Not only did Saatchi participate in shifting attention towards living artists, he also attracted a new kind of collector.
Long before online sales became a common thing, the businessman created an online marketplace where any artist could submit their works for sale.
As an online platform, the website has lower rates than traditional auction houses: especially since Saatchi didn’t take any commission from it. This popular tool has opened the door to collectors who are not necessarily ultra-rich. Even if Saatchi is no longer affiliated with the website anymore, it is still running today.
On the other hand, Saatchi’s approach also assisted in paving the way for avid money makers to use art as an investment.
Traditionally an art collection is a cohesive set of works demonstrating the taste of its owner, which gradually grows over time. Charles Saatchi however, regularly renews his collection, reaping some profits at the same time. One art critic coined the term “specullector”, a merging between art collector and speculator to define Saatchi’s binary attitude.

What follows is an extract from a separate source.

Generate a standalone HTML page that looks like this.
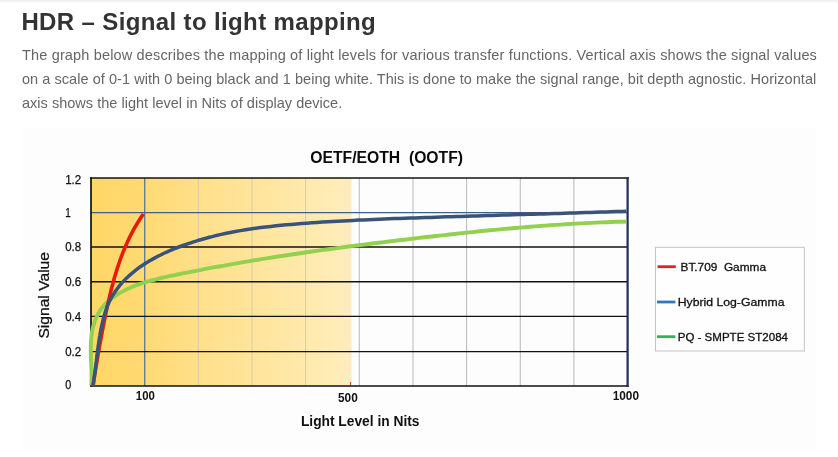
<!DOCTYPE html>
<html lang="en">
<head>
<meta charset="utf-8">
<title>HDR – Signal to light mapping</title>
<style>
html,body{margin:0;padding:0;background:#fff;}
body{width:838px;height:457px;overflow:hidden;position:relative;font-family:"Liberation Sans",sans-serif;}
.topbar{position:absolute;left:0;top:0;width:838px;height:3px;background:linear-gradient(#efefef,#f6f6f6 60%,#fff);}
h1{position:absolute;left:21.4px;top:7px;margin:0;font-size:24px;line-height:30px;font-weight:700;color:#333;white-space:nowrap;letter-spacing:0.37px;}
p{position:absolute;left:22px;top:42.5px;margin:0;font-size:14.5px;line-height:24px;color:#666;white-space:nowrap;}
.l1{letter-spacing:0.16px}.l2{letter-spacing:0.05px}.l3{letter-spacing:0.02px}
p span{display:block;white-space:nowrap;}
.chart{position:absolute;left:0;top:0;font-family:"Liberation Sans",sans-serif;}
</style>
</head>
<body>
<div class="topbar"></div>
<h1>HDR – Signal to light mapping</h1>
<p><span class="l1">The graph below describes the mapping of light levels for various transfer functions. Vertical axis shows the signal values</span><span class="l2">on a scale of 0-1 with 0 being black and 1 being white. This is done to make the signal range, bit depth agnostic. Horizontal</span><span class="l3">axis shows the light level in Nits of display device.</span></p>
<svg class="chart" width="838" height="457" viewBox="0 0 838 457">
<defs>
<linearGradient id="g" x1="0" x2="1" y1="0" y2="0">
<stop offset="0" stop-color="#ffd766"/>
<stop offset="0.2" stop-color="#ffda72"/>
<stop offset="0.42" stop-color="#ffe08a"/>
<stop offset="0.8" stop-color="#ffe9aa"/>
<stop offset="0.94" stop-color="#ffecb6"/>
<stop offset="1" stop-color="#fdecc2"/>
</linearGradient>
</defs>
<rect x="22" y="127.5" width="794.5" height="322.5" fill="#fdfdfd"/>
<rect x="91" y="178" width="260.5" height="208" fill="url(#g)"/>
<line x1="144.7" y1="178" x2="144.7" y2="386" stroke="#5f7f9c" stroke-width="1.4"/>
<line x1="198.3" y1="178" x2="198.3" y2="386" stroke="#d3ccac" stroke-width="1"/>
<line x1="252.0" y1="178" x2="252.0" y2="386" stroke="#d3ccac" stroke-width="1"/>
<line x1="305.6" y1="178" x2="305.6" y2="386" stroke="#d3ccac" stroke-width="1"/>
<line x1="359.3" y1="178" x2="359.3" y2="386" stroke="#bfbfbf" stroke-width="1.1"/>
<line x1="413.0" y1="178" x2="413.0" y2="386" stroke="#bfbfbf" stroke-width="1.1"/>
<line x1="466.6" y1="178" x2="466.6" y2="386" stroke="#bfbfbf" stroke-width="1.1"/>
<line x1="520.3" y1="178" x2="520.3" y2="386" stroke="#bfbfbf" stroke-width="1.1"/>
<line x1="573.9" y1="178" x2="573.9" y2="386" stroke="#bfbfbf" stroke-width="1.1"/>
<line x1="91" y1="351.6" x2="627.6" y2="351.6" stroke="#111" stroke-width="1.35"/>
<line x1="91" y1="316.4" x2="627.6" y2="316.4" stroke="#111" stroke-width="1.35"/>
<line x1="91" y1="281.7" x2="627.6" y2="281.7" stroke="#111" stroke-width="1.35"/>
<line x1="91" y1="247.0" x2="627.6" y2="247.0" stroke="#111" stroke-width="1.35"/>
<line x1="91" y1="212.6" x2="627.6" y2="212.6" stroke="#3f5f85" stroke-width="1.3"/>
<line x1="350.6" y1="382" x2="350.6" y2="385.4" stroke="#e0301e" stroke-width="1"/>
<line x1="90.2" y1="178" x2="628.6" y2="178" stroke="#141210" stroke-width="1.6"/>
<line x1="91" y1="177.3" x2="91" y2="386.8" stroke="#111" stroke-width="1.7"/>
<line x1="90.2" y1="386" x2="628.6" y2="386" stroke="#111" stroke-width="1.5"/>
<line x1="627.6" y1="177" x2="627.6" y2="387" stroke="#1f2c56" stroke-width="2.2"/>
<path d="M91.3 385.4 L91.5 382.8 L91.5 380.2 L91.6 377.6 L91.5 374.9 L91.5 372.2 L91.4 369.5 L91.3 366.7 L91.2 363.9 L91.0 361.1 L90.9 358.3 L90.9 355.5 L90.8 352.6 L90.8 349.8 L90.8 347.0 L90.9 344.2 L91.0 341.4 L91.2 338.6 L91.5 335.9 L91.9 333.1 L92.3 330.4 L92.9 327.8 L93.6 325.1 L94.4 322.6 L95.3 320.1 L96.3 317.6 L97.4 315.2 L98.7 312.9 L100.1 310.6 L101.6 308.5 L103.2 306.4 L105.0 304.4 L106.8 302.5 L108.8 300.7 L110.9 299.0 L113.1 297.4 L115.3 295.8 L117.6 294.3 L120.0 292.9 L122.4 291.6 L124.9 290.3 L127.4 289.1 L129.9 287.9 L132.5 286.8 L135.1 285.8 L137.6 284.8 L140.2 283.9 L142.8 283.0 L145.4 282.2 L148.1 281.4 L150.7 280.7 L153.3 280.0 L156.0 279.3 L158.6 278.6 L161.3 278.0 L163.9 277.4 L166.6 276.8 L169.3 276.2 L171.9 275.6 L174.6 275.1 L177.3 274.5 L180.0 274.0 L182.6 273.4 L185.3 272.9 L188.0 272.4 L190.7 271.8 L193.4 271.3 L196.0 270.8 L198.7 270.3 L201.4 269.8 L204.1 269.2 L206.8 268.7 L209.4 268.2 L212.1 267.7 L214.8 267.2 L217.5 266.7 L220.2 266.3 L222.9 265.8 L225.6 265.3 L228.3 264.8 L233.2 263.9 L238.2 263.1 L243.2 262.2 L248.2 261.4 L253.2 260.5 L258.2 259.7 L263.3 258.9 L268.3 258.1 L273.3 257.3 L278.3 256.5 L283.3 255.8 L288.3 255.0 L293.3 254.2 L298.3 253.5 L303.4 252.8 L308.4 252.0 L313.4 251.3 L318.4 250.6 L323.5 249.9 L328.5 249.2 L333.5 248.6 L338.5 247.9 L343.6 247.2 L348.6 246.5 L353.6 245.9 L358.7 245.2 L363.7 244.6 L368.7 244.0 L373.8 243.3 L378.8 242.7 L383.8 242.1 L388.9 241.5 L393.9 240.9 L399.0 240.3 L404.0 239.7 L409.0 239.1 L414.1 238.5 L419.1 237.9 L424.2 237.3 L429.2 236.8 L434.2 236.2 L439.3 235.6 L444.3 235.1 L449.4 234.5 L454.4 234.0 L459.5 233.4 L464.5 232.9 L469.5 232.4 L474.6 231.9 L479.6 231.3 L484.7 230.8 L489.7 230.3 L494.8 229.9 L499.8 229.4 L504.9 228.9 L509.9 228.5 L515.0 228.0 L520.0 227.6 L525.1 227.2 L530.2 226.8 L535.2 226.4 L540.3 226.0 L545.3 225.6 L550.4 225.2 L555.4 224.9 L560.5 224.6 L565.6 224.2 L570.6 223.9 L575.7 223.6 L580.8 223.4 L585.8 223.1 L590.9 222.9 L596.0 222.6 L601.0 222.4 L606.1 222.2 L611.2 222.0 L616.3 221.8 L621.3 221.7 L626.4 221.6" fill="none" stroke="#92d050" stroke-width="3.9" stroke-linecap="butt" stroke-linejoin="round"/>
<path d="M93.1 385.5 L93.4 383.3 L93.7 381.2 L94.0 379.0 L94.4 376.9 L94.7 374.7 L95.1 372.6 L95.4 370.5 L95.8 368.3 L96.1 366.2 L96.5 364.0 L96.8 361.9 L97.2 359.7 L97.6 357.6 L97.9 355.5 L98.3 353.3 L98.7 351.2 L99.0 349.0 L99.4 346.9 L99.8 344.7 L100.2 342.6 L100.6 340.5 L101.0 338.3 L101.4 336.2 L101.8 334.0 L102.2 331.9 L102.6 329.8 L103.0 327.6 L103.4 325.5 L103.9 323.3 L104.6 319.4 L105.4 315.4 L106.3 311.4 L107.1 307.5 L108.0 303.5 L108.9 299.6 L109.8 295.6 L110.7 291.7 L111.7 287.8 L112.8 283.9 L113.8 280.0 L114.9 276.1 L116.1 272.2 L117.3 268.4 L118.6 264.5 L119.9 260.7 L121.2 257.0 L122.7 253.2 L124.2 249.5 L125.8 245.8 L127.4 242.1 L129.1 238.4 L130.9 234.8 L132.8 231.2 L134.7 227.7 L136.8 224.2 L138.9 220.7 L141.1 217.3 L143.4 213.9" fill="none" stroke="#e61b0c" stroke-width="3.6" stroke-linecap="butt" stroke-linejoin="round"/>
<path d="M93.1 385.5 L93.5 382.8 L93.9 380.1 L94.3 377.3 L94.7 374.6 L95.0 371.9 L95.4 369.1 L95.7 366.3 L96.0 363.6 L96.4 360.8 L96.7 358.1 L97.0 355.3 L97.4 352.5 L97.7 349.8 L98.1 347.0 L98.5 344.2 L98.9 341.5 L99.3 338.7 L99.8 336.0 L100.2 333.2 L100.7 330.5 L101.3 327.7 L101.9 325.0 L102.5 322.3 L103.1 319.6 L103.8 316.9 L104.6 314.2 L105.4 311.5 L106.3 308.9 L107.3 306.3 L108.3 303.7 L109.5 301.2 L110.8 298.8 L112.1 296.3 L113.6 294.0 L115.1 291.7 L116.7 289.5 L118.3 287.3 L120.0 285.2 L121.8 283.1 L123.6 281.1 L125.5 279.1 L127.5 277.2 L129.5 275.4 L131.6 273.6 L133.7 271.8 L135.8 270.1 L138.0 268.4 L140.3 266.8 L142.6 265.3 L144.9 263.7 L147.3 262.3 L149.7 260.8 L152.1 259.4 L154.5 258.1 L157.0 256.7 L159.5 255.5 L162.1 254.2 L164.6 253.0 L167.2 251.9 L169.8 250.7 L172.4 249.6 L175.0 248.5 L177.6 247.5 L180.2 246.5 L182.9 245.5 L185.5 244.6 L188.2 243.7 L190.8 242.8 L193.5 241.9 L196.1 241.1 L198.8 240.2 L201.4 239.5 L204.1 238.7 L206.8 238.0 L209.5 237.2 L212.2 236.6 L214.8 235.9 L217.5 235.2 L220.2 234.6 L225.2 233.5 L230.3 232.5 L235.3 231.5 L240.4 230.6 L245.4 229.8 L250.5 229.0 L255.6 228.3 L260.7 227.6 L265.8 227.0 L270.9 226.4 L276.0 225.8 L281.1 225.3 L286.2 224.8 L291.4 224.4 L296.5 224.0 L301.6 223.6 L306.8 223.2 L311.9 222.8 L317.1 222.5 L322.2 222.1 L327.4 221.8 L332.5 221.5 L337.7 221.2 L342.8 220.9 L348.0 220.7 L353.1 220.4 L358.3 220.1 L363.5 219.9 L368.6 219.7 L373.8 219.5 L378.9 219.2 L384.1 219.0 L389.3 218.8 L394.4 218.6 L399.6 218.4 L404.8 218.3 L409.9 218.1 L415.1 217.9 L420.2 217.7 L425.4 217.5 L430.6 217.4 L435.7 217.2 L440.9 217.0 L446.0 216.8 L451.2 216.7 L456.3 216.5 L461.5 216.4 L466.6 216.2 L471.8 216.0 L476.9 215.9 L482.1 215.7 L487.2 215.6 L492.4 215.4 L497.5 215.2 L502.7 215.1 L507.8 214.9 L513.0 214.8 L518.1 214.6 L523.3 214.5 L528.4 214.3 L533.6 214.2 L538.7 214.0 L543.9 213.9 L549.1 213.7 L554.2 213.5 L559.4 213.4 L564.5 213.2 L569.7 213.1 L574.8 212.9 L580.0 212.8 L585.1 212.6 L590.3 212.4 L595.4 212.3 L600.6 212.1 L605.8 211.9 L610.9 211.8 L616.1 211.6 L621.3 211.4 L626.4 211.2" fill="none" stroke="#3a5479" stroke-width="3.5" stroke-linecap="butt" stroke-linejoin="round"/>
<text x="310.3" y="162.6" font-size="16" font-weight="700" fill="#0a0a0a" textLength="152.7" lengthAdjust="spacingAndGlyphs" xml:space="preserve">OETF/EOTH  (OOTF)</text>
<text x="65.2" y="183.9" font-size="12.2" fill="#111" stroke="#111" stroke-width="0.25" textLength="16" lengthAdjust="spacingAndGlyphs">1.2</text>
<text x="65.2" y="216.9" font-size="12.2" fill="#111" stroke="#111" stroke-width="0.25" textLength="5.5" lengthAdjust="spacingAndGlyphs">1</text>
<text x="65.2" y="251.3" font-size="12.2" fill="#111" stroke="#111" stroke-width="0.25" textLength="16" lengthAdjust="spacingAndGlyphs">0.8</text>
<text x="65.2" y="286.0" font-size="12.2" fill="#111" stroke="#111" stroke-width="0.25" textLength="16" lengthAdjust="spacingAndGlyphs">0.6</text>
<text x="65.2" y="320.7" font-size="12.2" fill="#111" stroke="#111" stroke-width="0.25" textLength="16" lengthAdjust="spacingAndGlyphs">0.4</text>
<text x="65.2" y="355.9" font-size="12.2" fill="#111" stroke="#111" stroke-width="0.25" textLength="16" lengthAdjust="spacingAndGlyphs">0.2</text>
<text x="65.2" y="389.0" font-size="12.2" fill="#111" stroke="#111" stroke-width="0.25" textLength="6" lengthAdjust="spacingAndGlyphs">0</text>
<text transform="translate(49.3 338.6) rotate(-90)" font-size="14.2" fill="#111" stroke="#111" stroke-width="0.25" textLength="86.6" lengthAdjust="spacingAndGlyphs">Signal Value</text>
<text x="135.8" y="399.8" font-size="12" font-weight="700" fill="#111" textLength="19" lengthAdjust="spacingAndGlyphs">100</text>
<text x="338" y="401.6" font-size="12" font-weight="700" fill="#111" textLength="19.8" lengthAdjust="spacingAndGlyphs">500</text>
<text x="612.7" y="400" font-size="12" font-weight="700" fill="#111" textLength="26.3" lengthAdjust="spacingAndGlyphs">1000</text>
<text x="300.9" y="425.9" font-size="14.3" font-weight="700" fill="#111" textLength="118.6" lengthAdjust="spacingAndGlyphs">Light Level in Nits</text>
<rect x="655.5" y="247.3" width="148.8" height="103.7" fill="#fefefe" stroke="#c4c4c4" stroke-width="1"/>
<line x1="657.6" y1="266.7" x2="675.8" y2="266.7" stroke="#e0202a" stroke-width="2.8" stroke-linecap="butt"/>
<line x1="657" y1="302" x2="675.4" y2="302" stroke="#2f78bd" stroke-width="2.8" stroke-linecap="butt"/>
<line x1="657" y1="336.7" x2="675.4" y2="336.7" stroke="#2fb45a" stroke-width="2.8" stroke-linecap="butt"/>
<text x="680.5" y="270.7" font-size="11.6" fill="#111" stroke="#111" stroke-width="0.3" textLength="85.5" lengthAdjust="spacingAndGlyphs" xml:space="preserve">BT.709  Gamma</text>
<text x="677.7" y="305.6" font-size="11.6" fill="#111" stroke="#111" stroke-width="0.3" textLength="106.8" lengthAdjust="spacingAndGlyphs">Hybrid Log-Gamma</text>
<text x="677.7" y="340.8" font-size="11.6" fill="#111" stroke="#111" stroke-width="0.3" textLength="110.3" lengthAdjust="spacingAndGlyphs">PQ - SMPTE ST2084</text>
</svg>
</body>
</html>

Whether Saatchi consciously makes a profit from his philanthropic activities, this mode of operation closely resembles a consumer society that Saatchi embodies as an advertising man: buying en masse to dump carelessly when interest is lost. But art works are not mere products and by doing so, Saatchi has greatly impacted the whole art ecosystem.
The art world’s current obsession with emerging artists certainly owes a lot to the British businessman. Nowadays, everyone — curators, critics, dealers and collectors alike — tries to be the first person to discover the new pearl. This risky approach can bring a lot of benefit to those involved if it works. If not, it is the artists who suffer the consequences. Some of them have spoken out about it:
Obviously there was a lot of press […] which was good fun and I got some leads from it, but that all died down very quickly, and I’ve been going on under my own steam.
Despite all the grievances against him, Saatchi did change the art industry. For better or for worse. Yet, the first institution to benefit from this situation is the art market itself. Indeed, record sales for contemporary art are increasing to the point that its popularity has almost surpassed that of Old Masters among buyers.
Consequently, even the artists’ status changed. From geniuses, they have now reached the status of pop stars. The most obvious example is Damien Hirst, Saatchi’s first little protégé who is not only one of the most famous artists in the world, but also one of the richest.
Even if Saatchi admits that his heydays are over, he left an indelible mark both on advertising and on art.